I've been having a conversation with Robert Pirillo, who runs Roberts Honing & Gundrilling. He has, alas, fallen prey to a purveyor of junkware which searches for webpages containing the search terms, locates any email addresses on the page (or in the whois for the domain, or whatever), and sends advertising email. He doesn't view this as spamming, unfortunately. I fully suspect that most providers will, though, because it's unsolicited, it's bulk, and it's email.
So he thinks that this would get attention to his business, saying "Isn't that what's great about the Internet?" Well, yeah, but it's also what's horrible about it. There's at least 60,000 small businesses in the US, and what if ten of them sent you one email a day? 6,000 days later, you'd have gotten a steady stream of ten spams a day. But that's only 16 years.

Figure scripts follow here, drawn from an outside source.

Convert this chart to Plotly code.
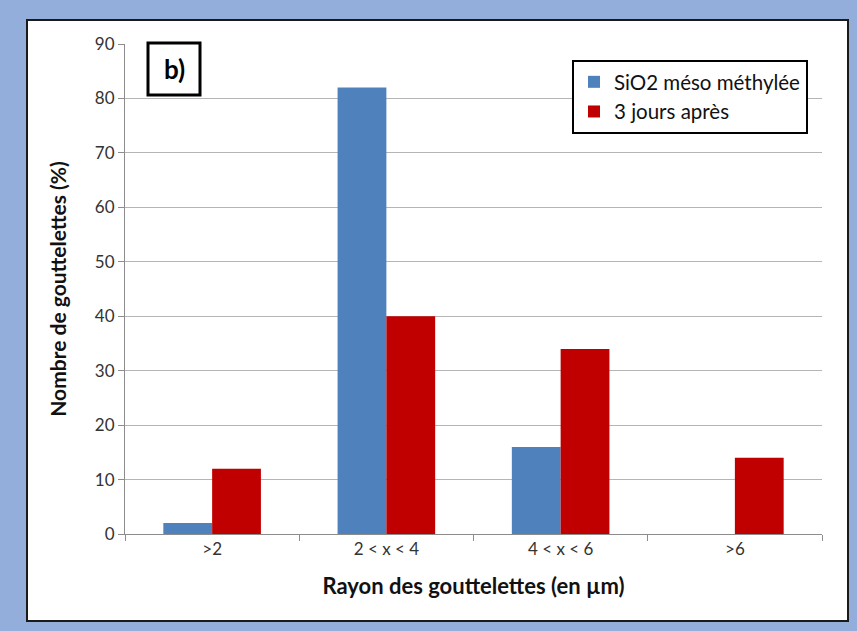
import plotly.graph_objects as go

categories = [">2", "2 < x < 4", "4 < x < 6", ">6"]
sio2_meso = [2, 82, 16, 0]
trois_jours = [12, 40, 34, 14]
y_ticks = [0, 10, 20, 30, 40, 50, 60, 70, 80, 90]
series_names = ["SiO2 méso méthylée", "3 jours après"]
series_colors = ["#4F81BD", "#C00000"]

FONT = "Lato"
W, H = 857, 631
L, R, T, B = 125, 35, 44, 97
pw, ph = W - L - R, H - T - B


def px_x(x):
    return (x - L) / pw


def px_y(y):
    return (H - B - y) / ph


fig = go.Figure()
for name, vals, col in zip(series_names, [sio2_meso, trois_jours], series_colors):
    fig.add_trace(go.Bar(x=categories, y=vals, name=name, showlegend=False,
                         marker=dict(color=col, line=dict(width=0))))
# small square legend keys
for name, col in zip(series_names, series_colors):
    fig.add_trace(go.Scatter(x=[None], y=[None], mode="markers", name=name,
                             marker=dict(symbol="square", size=11, color=col)))

fig.update_layout(
    width=W, height=H,
    margin=dict(l=L, r=R, t=T, b=B),
    paper_bgcolor="#94AEDB",
    plot_bgcolor="white",
    barmode="group", bargap=0.44, bargroupgap=0,
    font=dict(family=FONT, color="#222222"),
    showlegend=True,
    legend=dict(x=px_x(572), y=px_y(60), xanchor="left", yanchor="top",
                bordercolor="black", borderwidth=2, bgcolor="white",
                font=dict(size=20.5, color="#111111"), tracegroupgap=0,
                itemwidth=30, itemsizing="constant"),
    shapes=[
        # white card with dark outline inside the blue frame
        dict(type="rect", xref="paper", yref="paper", layer="below",
             x0=px_x(27), x1=px_x(848), y0=px_y(621), y1=px_y(20),
             fillcolor="white", line=dict(color="#1a1a1a", width=2)),
        # panel label box
        dict(type="rect", xref="paper", yref="paper", layer="above",
             x0=px_x(148), x1=px_x(200), y0=px_y(95), y1=px_y(43),
             fillcolor="white", line=dict(color="black", width=3)),
    ],
    annotations=[dict(text="<b>b)</b>", xref="paper", yref="paper",
                      x=px_x(174), y=px_y(69), xanchor="center", yanchor="middle",
                      showarrow=False,
                      font=dict(size=26, color="black", family=FONT))],
)

fig.update_xaxes(
    type="category", tickson="boundaries", ticks="outside", ticklen=6,
    tickcolor="#8c8c8c", showline=True, linecolor="#8c8c8c", linewidth=1,
    tickfont=dict(size=17, color="#333333"),
    title=dict(text="<b>Rayon des gouttelettes (en µm)</b>",
               font=dict(size=22, color="#111111"), standoff=20),
)
fig.update_yaxes(
    range=[0, 90], tickvals=y_ticks, ticks="outside", ticklen=6,
    tickcolor="#8c8c8c", showline=True, linecolor="#8c8c8c", linewidth=1,
    gridcolor="#b5b5b5", gridwidth=1, zeroline=False,
    tickfont=dict(size=17, color="#333333"),
    title=dict(text="<b>Nombre de gouttelettes (%)</b>",
               font=dict(size=21, color="#111111"), standoff=22),
)

fig.write_html("out.html")
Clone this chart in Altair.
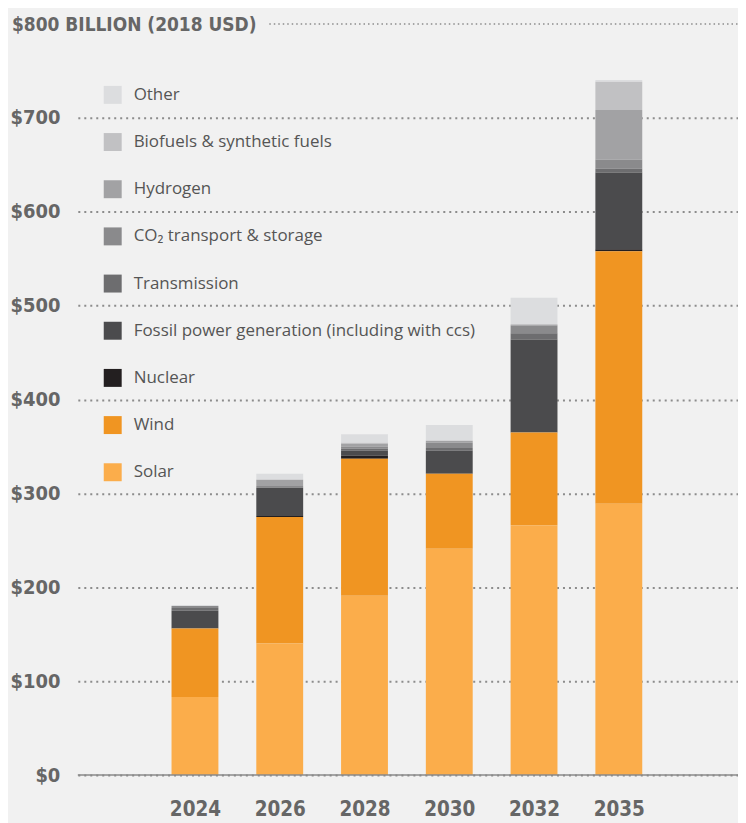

No, the way to sell your business over the Internet is to give away information to your potential customers that shows that you know your business. Don't just list your services. Instead, explain how hydraulic cylinders work (or don't work), tell people how to evaluate the health of their hydraulic cylinders, and say how to fix them. Don't pay for someone to write a fancy website. Instead, give your readers a tutorial which contains pure information neutrally presented, and at the bottom says "Copyright 2005, Roberts Honing & Gundrilling". It doesn't matter if it has a few speling erorrs, or if the graphics look hokey. The important part is to make it clear that you know your shit better than anybody else. Your competition isn't going to steal your website (because you can sue them for actual damages, or triple damages if it's a registered copyright), and your customers will know exactly where to get reliable expert service.
Sign onto a mailing list of people who are likely to have the problems your company solves. When they have questions, answer them. They'll see that you're an expert, and when they want a job done right, they'll know to come to you.
That is what's great about the Internet. Not the ability to force yourself on unwilling listeners, but to participate in a conversation with potential customers.